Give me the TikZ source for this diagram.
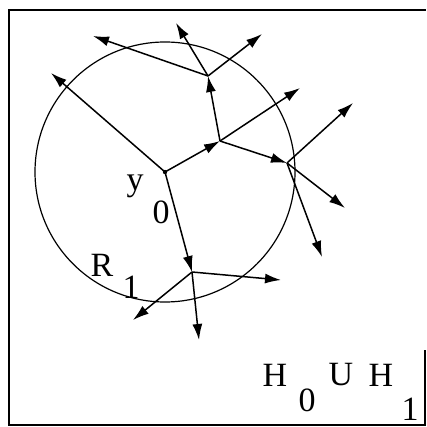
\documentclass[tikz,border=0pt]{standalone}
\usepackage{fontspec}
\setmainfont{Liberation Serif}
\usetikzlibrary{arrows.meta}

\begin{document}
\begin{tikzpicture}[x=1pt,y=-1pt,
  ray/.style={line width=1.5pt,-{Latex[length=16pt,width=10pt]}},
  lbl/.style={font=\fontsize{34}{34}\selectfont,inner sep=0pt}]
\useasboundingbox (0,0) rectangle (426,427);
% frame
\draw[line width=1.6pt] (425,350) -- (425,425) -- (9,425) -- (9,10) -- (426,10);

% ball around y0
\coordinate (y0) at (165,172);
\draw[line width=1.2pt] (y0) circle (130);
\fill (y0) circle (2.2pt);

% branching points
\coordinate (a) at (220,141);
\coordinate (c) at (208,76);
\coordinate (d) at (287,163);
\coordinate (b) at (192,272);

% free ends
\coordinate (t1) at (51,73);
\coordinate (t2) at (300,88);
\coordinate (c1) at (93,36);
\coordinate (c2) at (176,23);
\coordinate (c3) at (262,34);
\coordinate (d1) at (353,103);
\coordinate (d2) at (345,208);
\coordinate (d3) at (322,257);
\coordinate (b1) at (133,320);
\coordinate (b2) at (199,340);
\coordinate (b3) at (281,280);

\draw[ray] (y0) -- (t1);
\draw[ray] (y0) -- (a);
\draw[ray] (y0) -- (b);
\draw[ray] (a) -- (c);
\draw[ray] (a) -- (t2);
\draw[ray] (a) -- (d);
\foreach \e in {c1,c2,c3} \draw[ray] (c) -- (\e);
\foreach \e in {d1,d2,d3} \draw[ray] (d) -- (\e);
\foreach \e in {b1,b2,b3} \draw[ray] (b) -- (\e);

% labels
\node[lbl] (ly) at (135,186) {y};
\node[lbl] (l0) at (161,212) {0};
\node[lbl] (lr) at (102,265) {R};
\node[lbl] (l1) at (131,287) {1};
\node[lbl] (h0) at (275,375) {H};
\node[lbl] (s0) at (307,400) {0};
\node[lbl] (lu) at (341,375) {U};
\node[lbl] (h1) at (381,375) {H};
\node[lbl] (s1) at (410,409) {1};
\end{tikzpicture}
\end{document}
● ● ● ● ● ● ●
◆ SHORT EXERCISE
From the listing, extract all text exactly as given and drop any picture.

◆ PROBLEM SOLUTION
Give me the TikZ source for this diagram.
\documentclass[tikz,border=0pt]{standalone}
\usepackage{fontspec}
\setmainfont{Liberation Serif}
\usetikzlibrary{arrows.meta}

\begin{document}
\begin{tikzpicture}[x=1pt,y=-1pt,
  ray/.style={line width=1.5pt,-{Latex[length=16pt,width=10pt]}},
  lbl/.style={font=\fontsize{34}{34}\selectfont,inner sep=0pt}]
\useasboundingbox (0,0) rectangle (426,427);
% frame
\draw[line width=1.6pt] (425,350) -- (425,425) -- (9,425) -- (9,10) -- (426,10);

% ball around y0
\coordinate (y0) at (165,172);
\draw[line width=1.2pt] (y0) circle (130);
\fill (y0) circle (2.2pt);

% branching points
\coordinate (a) at (220,141);
\coordinate (c) at (208,76);
\coordinate (d) at (287,163);
\coordinate (b) at (192,272);

% free ends
\coordinate (t1) at (51,73);
\coordinate (t2) at (300,88);
\coordinate (c1) at (93,36);
\coordinate (c2) at (176,23);
\coordinate (c3) at (262,34);
\coordinate (d1) at (353,103);
\coordinate (d2) at (345,208);
\coordinate (d3) at (322,257);
\coordinate (b1) at (133,320);
\coordinate (b2) at (199,340);
\coordinate (b3) at (281,280);

\draw[ray] (y0) -- (t1);
\draw[ray] (y0) -- (a);
\draw[ray] (y0) -- (b);
\draw[ray] (a) -- (c);
\draw[ray] (a) -- (t2);
\draw[ray] (a) -- (d);
\foreach \e in {c1,c2,c3} \draw[ray] (c) -- (\e);
\foreach \e in {d1,d2,d3} \draw[ray] (d) -- (\e);
\foreach \e in {b1,b2,b3} \draw[ray] (b) -- (\e);

% labels
\node[lbl] (ly) at (135,186) {y};
\node[lbl] (l0) at (161,212) {0};
\node[lbl] (lr) at (102,265) {R};
\node[lbl] (l1) at (131,287) {1};
\node[lbl] (h0) at (275,375) {H};
\node[lbl] (s0) at (307,400) {0};
\node[lbl] (lu) at (341,375) {U};
\node[lbl] (h1) at (381,375) {H};
\node[lbl] (s1) at (410,409) {1};
\end{tikzpicture}
\end{document}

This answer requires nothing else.